Post-merger consolidation is slow because you’re not just “merging IT”. You’re merging how the operator sells, provisions, charges, bills, supports, and reports – end-to-end journeys that span dozens of systems and integration flows. That means reconciling customer identities and hierarchies, aligning product/offer semantics across catalogs, harmonizing quote-to-order orchestration, and de-risking charging and billing logic where mistakes hit cash and trust instantly. The blog’s core point: the timeline drags when stacks don’t share a common operational language, so every integration becomes bespoke translation work that multiplies and drifts over time.
Because brand unification usually happens faster than system unification. Customers measure consolidation in practical outcomes: one app, one bill, frictionless converged bundles, and support reps who can see the whole relationship without handoffs between legacy queues. When those answers are “not yet”, the merger feels like confusion rather than value. Even when operators run sensible staged moves (like migrating network access first and plans later), the seams remain visible in billing, care, and account experiences. That post-close “we are one company” message is often true legally – but operationally the business runs as a federation for years.
The blog groups big post-merger spend into four buckets. First is dual-running and transitional operations – duplicate licenses, hosting, and support contracts you can’t shut down until migrations complete. Second is migration execution and cutover risk management – identity mapping, balance reconciliation, entitlement validation, and managing fallout at scale (it’s far beyond ETL). Third is rebuilding integrations (“the lines”) – either rewriting translations for the target stack or building adapters between estates. Fourth is program overhead and org change – governance, testing, training, readiness, and change management. This is why synergy targets often land in year four or five.

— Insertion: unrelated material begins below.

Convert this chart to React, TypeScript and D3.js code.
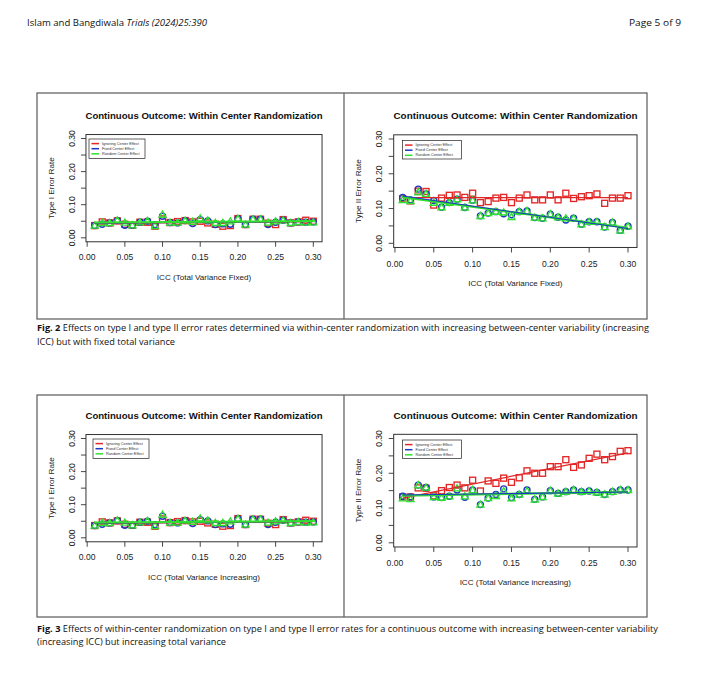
import React from "react";
import * as d3 from "d3";

// ---------- data ----------
const ICC = [0.01, 0.02, 0.03, 0.04, 0.05, 0.06, 0.07, 0.08, 0.09, 0.1, 0.11, 0.12, 0.13, 0.14, 0.15, 0.16, 0.17, 0.18, 0.19, 0.2, 0.21, 0.22, 0.23, 0.24, 0.25, 0.26, 0.27, 0.28, 0.29, 0.3];

const TYPE1_IGNORING = [0.037, 0.048, 0.045, 0.051, 0.041, 0.038, 0.047, 0.047, 0.035, 0.057, 0.046, 0.049, 0.052, 0.048, 0.05, 0.045, 0.041, 0.035, 0.037, 0.058, 0.04, 0.056, 0.056, 0.044, 0.04, 0.055, 0.045, 0.048, 0.053, 0.05];
const TYPE1_FIXED = [0.037, 0.041, 0.045, 0.052, 0.038, 0.038, 0.047, 0.05, 0.04, 0.065, 0.046, 0.045, 0.052, 0.043, 0.055, 0.051, 0.04, 0.042, 0.041, 0.057, 0.04, 0.056, 0.056, 0.04, 0.047, 0.053, 0.045, 0.048, 0.047, 0.048];
const TYPE1_RANDOM = [0.037, 0.045, 0.045, 0.053, 0.046, 0.038, 0.047, 0.051, 0.036, 0.07, 0.046, 0.046, 0.052, 0.049, 0.059, 0.053, 0.045, 0.045, 0.05, 0.058, 0.04, 0.056, 0.056, 0.046, 0.05, 0.053, 0.045, 0.048, 0.046, 0.047];

const TYPE2_FIXEDVAR_IGNORING = [0.128, 0.122, 0.15, 0.149, 0.11, 0.13, 0.138, 0.139, 0.132, 0.144, 0.117, 0.12, 0.13, 0.132, 0.117, 0.13, 0.139, 0.125, 0.125, 0.139, 0.125, 0.144, 0.129, 0.134, 0.137, 0.142, 0.115, 0.13, 0.13, 0.137];
const TYPE2_FIXEDVAR_FIXED = [0.132, 0.125, 0.156, 0.142, 0.123, 0.104, 0.117, 0.127, 0.103, 0.124, 0.079, 0.087, 0.091, 0.085, 0.082, 0.091, 0.093, 0.074, 0.072, 0.084, 0.075, 0.067, 0.072, 0.055, 0.062, 0.062, 0.047, 0.06, 0.037, 0.049];
const TYPE2_FIXEDVAR_RANDOM = [0.125, 0.122, 0.147, 0.142, 0.117, 0.104, 0.117, 0.127, 0.103, 0.124, 0.079, 0.087, 0.091, 0.089, 0.076, 0.091, 0.093, 0.074, 0.072, 0.084, 0.075, 0.072, 0.072, 0.055, 0.062, 0.062, 0.047, 0.06, 0.037, 0.049];

const TYPE2_INCVAR_IGNORING = [0.132, 0.132, 0.158, 0.157, 0.135, 0.15, 0.159, 0.166, 0.158, 0.18, 0.149, 0.178, 0.171, 0.186, 0.174, 0.187, 0.207, 0.2, 0.2, 0.219, 0.219, 0.239, 0.217, 0.224, 0.243, 0.255, 0.239, 0.248, 0.263, 0.265];
const TYPE2_INCVAR_FIXED = [0.134, 0.132, 0.166, 0.159, 0.132, 0.13, 0.134, 0.152, 0.131, 0.152, 0.11, 0.129, 0.139, 0.155, 0.13, 0.139, 0.152, 0.125, 0.132, 0.15, 0.142, 0.147, 0.152, 0.147, 0.149, 0.145, 0.139, 0.147, 0.152, 0.152];
const TYPE2_INCVAR_RANDOM = [0.128, 0.126, 0.166, 0.159, 0.132, 0.13, 0.134, 0.157, 0.134, 0.152, 0.11, 0.129, 0.135, 0.149, 0.128, 0.139, 0.149, 0.125, 0.132, 0.15, 0.142, 0.147, 0.152, 0.147, 0.149, 0.145, 0.139, 0.147, 0.152, 0.152];

const SERIES_NAMES = ["Ignoring Center Effect", "Fixed Center Effect", "Random Center Effect"];
const X_TICKS = [0, 0.05, 0.1, 0.15, 0.2, 0.25, 0.3];
const Y_TICKS = [0, 0.05, 0.1, 0.15, 0.2, 0.25, 0.3];
const Y_LABELED = [0, 0.1, 0.2, 0.3];
const PANEL_TITLE = "Continuous Outcome: Within Center Randomization";

// ---------- styles ----------
const COLORS = ["#e32626", "#1f35c4", "#2fe02f"];
const SHAPES = ["square", "circle", "triangle"];
const CHART_FONT = "'Liberation Sans', Arial, sans-serif";
const PAGE_FONT = "'Open Sans', 'Noto Sans', sans-serif";

type Geo = {
  dy: number;
  x0: number; x1: number; // pixel of 0.01 / 0.30
  y0: number; y1: number; // pixel of 0.00 / 0.30
  titleX: number; titleY: number; titleSize: number;
  tickLabelY: number; xTitleY: number;
  yTitleX: number; yTickLabelX: number;
  legX: number; legY: number; legW: number; legH: number;
  blueOnTop: boolean;
};

function fit(xs: number[], ys: number[]) {
  const mx = d3.mean(xs) as number;
  const my = d3.mean(ys) as number;
  let sxy = 0, sxx = 0;
  xs.forEach((x, i) => { sxy += (x - mx) * (ys[i] - my); sxx += (x - mx) * (x - mx); });
  const b = sxy / sxx;
  return { a: my - b * mx, b };
}

function Marker({ shape, x, y, color }: { shape: string; x: number; y: number; color: string }) {
  const s = 3;
  const common = { fill: "none", stroke: color, strokeWidth: 1.35 };
  if (shape === "square") return <rect x={x - s} y={y - s} width={2 * s} height={2 * s} {...common} />;
  if (shape === "circle") return <circle cx={x} cy={y} r={3} {...common} />;
  const h = 3.5;
  return <path d={`M${x},${y - h}L${x + h},${y + h * 0.75}L${x - h},${y + h * 0.75}Z`} {...common} />;
}

function Panel({ g, series, yTitle, xTitle }: { g: Geo; series: number[][]; yTitle: string; xTitle: string }) {
  const x = d3.scaleLinear().domain([0.01, 0.3]).range([g.x0, g.x1]);
  const y = d3.scaleLinear().domain([0, 0.3]).range([g.y0 + g.dy, g.y1 + g.dy]);
  const xPad = (0.3 - 0.01) * 0.04;
  const bl = x(0.01 - xPad), br = x(0.3 + xPad);
  const bt = y(0.3 + 0.012), bb = y(-0.012);
  const fits = series.map((s) => fit(ICC, s));
  const fitPath = (f: { a: number; b: number }) =>
    d3.line<number>().x((v) => x(v)).y((v) => y(f.a + f.b * v))([0.01, 0.3]) || "";
  const midY = (bt + bb) / 2;
  const lineOrder = g.blueOnTop ? [0, 2, 1] : [0, 1, 2];
  const lineWidth = (si: number) => (si === 0 ? 1.3 : g.blueOnTop ? (si === 2 ? 2.2 : 1.1) : (si === 2 ? 2 : 1.3));
  return (
    <g fontFamily={CHART_FONT}>
      <text x={g.titleX} y={g.titleY + g.dy} textAnchor="middle" fontWeight="bold" fontSize={g.titleSize} fill="#111">{PANEL_TITLE}</text>
      <rect x={bl} y={bt} width={br - bl} height={bb - bt} fill="none" stroke="#333" strokeWidth={1} />
      {Y_TICKS.map((t) => (
        <line key={"yt" + t} x1={bl} x2={bl - 5} y1={y(t)} y2={y(t)} stroke="#333" strokeWidth={0.9} />
      ))}
      {Y_LABELED.map((t) => (
        <text key={"yl" + t} transform={`translate(${g.yTickLabelX},${y(t)}) rotate(-90)`} textAnchor="middle" dominantBaseline="central" fontSize={8.6} fill="#222">{t.toFixed(2)}</text>
      ))}
      {X_TICKS.map((t) => (
        <g key={"xt" + t}>
          <line x1={x(t)} x2={x(t)} y1={bb} y2={bb + 5} stroke="#333" strokeWidth={0.9} />
          <text x={x(t)} y={g.tickLabelY + g.dy} textAnchor="middle" dominantBaseline="central" fontSize={8.6} fill="#222">{t.toFixed(2)}</text>
        </g>
      ))}
      <text x={(bl + br) / 2} y={g.xTitleY + g.dy} textAnchor="middle" dominantBaseline="central" fontSize={8.1} fill="#222">{xTitle}</text>
      <text transform={`translate(${g.yTitleX},${midY}) rotate(-90)`} textAnchor="middle" dominantBaseline="central" fontSize={8.1} fill="#222">{yTitle}</text>
      {series.map((s, si) => (
        <g key={"pts" + si}>
          {s.map((v, i) => <Marker key={i} shape={SHAPES[si]} x={x(ICC[i])} y={y(v)} color={COLORS[si]} />)}
        </g>
      ))}
      {lineOrder.map((si) => (
        <path key={"fit" + si} d={fitPath(fits[si])} stroke={COLORS[si]} strokeWidth={lineWidth(si)} fill="none" />
      ))}
      <g>
        <rect x={g.legX} y={g.legY + g.dy} width={g.legW} height={g.legH} fill="white" stroke="#222" strokeWidth={0.7} />
        {SERIES_NAMES.map((n, i) => {
          const ry = g.legY + g.dy + 4.6 + i * 5.1;
          return (
            <g key={n}>
              <line x1={g.legX + 2.5} x2={g.legX + 10} y1={ry} y2={ry} stroke={COLORS[i]} strokeWidth={1.5} />
              <text x={g.legX + 13} y={ry} dominantBaseline="central" fontSize={3.8} fill="#333">{n}</text>
            </g>
          );
        })}
      </g>
    </g>
  );
}

const G1: Geo = { dy: 0, x0: 94.7, x1: 313.3, y0: 237.8, y1: 138.5, titleX: 204, titleY: 118.5, titleSize: 9.6, tickLabelY: 256.7, xTitleY: 277.7, yTitleX: 51.7, yTickLabelX: 72, legX: 89, legY: 139, legW: 56, legH: 19.5, blueOnTop: false };
const G2: Geo = { dy: 0, x0: 402.7, x1: 628, y0: 243.3, y1: 139, titleX: 515.5, titleY: 119, titleSize: 9.9, tickLabelY: 263.5, xTitleY: 283.3, yTitleX: 358, yTickLabelX: 379, legX: 402.5, legY: 140.5, legW: 59, legH: 18.5, blueOnTop: true };
const G3: Geo = { ...G1, dy: 300, legX: 93 };
const G4: Geo = { ...G2, dy: 299.5 };

export default function App() {
  return (
    <svg width={711} height={683} style={{ position: "absolute", left: 0, top: 0, background: "white" }}>
      <rect x={0} y={0} width={711} height={683} fill="white" />
      {/* page header */}
      <text x={27} y={25.5} fontFamily={PAGE_FONT} fontSize={9.4} fill="#111" textLength={180} lengthAdjust="spacingAndGlyphs">
        Islam and Bangdiwala <tspan fontStyle="italic">Trials (2024)25:390</tspan>
      </text>
      <text x={681} y={25.5} textAnchor="end" fontFamily={PAGE_FONT} fontSize={9.4} fill="#111" textLength={52} lengthAdjust="spacingAndGlyphs">Page 5 of 9</text>

      {/* figure 2 frame */}
      <rect x={37} y={93} width={610} height={226} fill="none" stroke="#666" strokeWidth={1.3} />
      <line x1={344} x2={344} y1={93} y2={319} stroke="#666" strokeWidth={1.3} />
      <Panel g={G1} series={[TYPE1_IGNORING, TYPE1_FIXED, TYPE1_RANDOM]} yTitle="Type I Error Rate" xTitle="ICC (Total Variance Fixed)" />
      <Panel g={G2} series={[TYPE2_FIXEDVAR_IGNORING, TYPE2_FIXEDVAR_FIXED, TYPE2_FIXEDVAR_RANDOM]} yTitle="Type II Error Rate" xTitle="ICC (Total Variance Fixed)" />
      <text x={37} y={331} fontFamily={PAGE_FONT} fontSize={8.8} fill="#111" textLength={612} lengthAdjust="spacingAndGlyphs">
        <tspan fontWeight="bold">Fig. 2</tspan>{"  Effects on type I and type II error rates determined via within-center randomization with increasing between-center variability (increasing"}
      </text>
      <text x={37} y={345} fontFamily={PAGE_FONT} fontSize={8.8} fill="#111" textLength={138} lengthAdjust="spacingAndGlyphs">ICC) but with fixed total variance</text>

      {/* figure 3 frame */}
      <rect x={37} y={395} width={610} height={222} fill="none" stroke="#666" strokeWidth={1.3} />
      <line x1={344} x2={344} y1={395} y2={617} stroke="#666" strokeWidth={1.3} />
      <Panel g={G3} series={[TYPE1_IGNORING, TYPE1_FIXED, TYPE1_RANDOM]} yTitle="Type I Error Rate" xTitle="ICC (Total Variance Increasing)" />
      <Panel g={G4} series={[TYPE2_INCVAR_IGNORING, TYPE2_INCVAR_FIXED, TYPE2_INCVAR_RANDOM]} yTitle="Type II Error Rate" xTitle="ICC (Total Variance increasing)" />
      <text x={37} y={632} fontFamily={PAGE_FONT} fontSize={8.8} fill="#111" textLength={621} lengthAdjust="spacingAndGlyphs">
        <tspan fontWeight="bold">Fig. 3</tspan>{"  Effects of within-center randomization on type I and type II error rates for a continuous outcome with increasing between-center variability"}
      </text>
      <text x={37} y={645} fontFamily={PAGE_FONT} fontSize={8.8} fill="#111" textLength={189} lengthAdjust="spacingAndGlyphs">(increasing ICC) but increasing total variance</text>
    </svg>
  );
}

The blocker is missing semantics. Telcos can connect systems with APIs and middleware, and they can move data – but post-merger they’re trying to run automation and consolidation across two stacks that don’t share the same nouns, verbs, or logic. “Customer”, “account”, “offer”, “order state”, “service lifecycle”, “discount”. “bill”, and “credit” may mean different things in each estate; the same is true for actions like “activate”, “rate”, “adjust”, or “suspend”. When meaning is inconsistent, every integration becomes custom translation. Those translations multiply, drift, and become a long-term risk and cost center.
Consolidate meaning first, then consolidate systems. The blog proposes a two-track model: (1) lay a semantic foundation so both estates can interoperate quickly, letting the business behave like one company sooner; then (2) rationalize and decommission on a controlled timeline, once interoperability removes urgency and reduces cutover risk. This flips the usual dynamic: instead of delaying customer experience improvements until the end of a massive migration, you unify journeys earlier—even while systems remain separate. It also reduces the need to rebuild one-off translations for every wave and every new capability.
BSS Magic offers an integration approach designed to compress post-merger timelines by imposing semantic and executable consistency across heterogeneous OSS/BSS stacks. Instead of forcing every system to integrate with every other system, each system integrates once into an ontology layer that provides shared meaning and shared business logic across both legacy estates. AI then operates on top of that stable foundation to generate mappings, validate behavior, reconcile exceptions, and orchestrate actions safely. The practical outcome is a different integration topology where complexity grows linearly (map each system once) rather than exploding into point-to-point integrations across two estates.
A telco ontology overlay is a machine-readable model of how your telco actually works – entities, relationships, lifecycle states, actions, and the business rules that tie them together. In the blog’s framing, it becomes the shared language across two pre-merger environments. Instead of translating “customer”, “offer”, “subscription”, “order”, and “bill” differently in every integration, you express that meaning once in the ontology, then map each underlying system to it. That gives you consistent semantics and business logic across both estates, so automation and AI don’t have to guess how systems relate—they operate against a grounded model with traceability.
BSS Magic is composed of three layers. Data layer: vendor-agnostic connectivity into both environments (CRM, CPQ, catalog, ordering, charging, billing, care, analytics), focused on extracting operational truth—data, configuration, workflows, and governing rules. Ontology layer: the consistent model that captures telco entities and business logic across both stacks—identity, product semantics, eligibility, lifecycle, ordering, and billing logic expressed once. AI layer: ontology-aware AI that generates production-grade mappings, workflows, and validations, grounded in the semantic model to avoid hallucinated “guesses” about vendor stacks. Together, this creates a stable foundation for faster interoperability and safer migrations.
It lets the operator behave like one company sooner, even while two stacks still exist. Once journeys can be unified at the semantic layer, you can design “one bill, one care view, one journey” outcomes without waiting for every customer and product to be migrated to a single target platform. That matters because the post-merger period is a customer-experience risk window: billing disputes spike, care gets harder, and “simple” commercial moves turn into multi-team projects when there are multiple versions of truth. By fixing meaning first, you reduce seams earlier—then do decommissioning as controlled engineering work, not a business-wide emergency.
It stops you from paying repeatedly for the same translation work. In the classic model, every new integration, migration wave, or capability requires yet another adapter between systems, plus endless maintenance as schemas and processes evolve. The blog argues that when you consolidate semantics and business logic first, you integrate each system once to the ontology layer. That converts the “n² problem” (growing point-to-point complexity) into linear growth (one mapping per system). AI then accelerates the heavy lifting—generating mappings, validating behavior, and reconciling exceptions—so you reduce manual, bespoke build cycles and the long tail of integration drag that otherwise persists years after close.
Integration bills and transitional services often stretch for years – so synergy capture depends on how quickly the operator can behave like one company operationally. BSS Magic’s Telco Ontology delivers semantic consistency and shared business logic first, so the merged CSP can unify journeys and reduce customer friction earlier, which accelerates synergy realization versus waiting for full stack migration. By doing so, the converged operators removes the business urgency and cutover risk, turning decommissioning into a controlled effort and pulling value forward.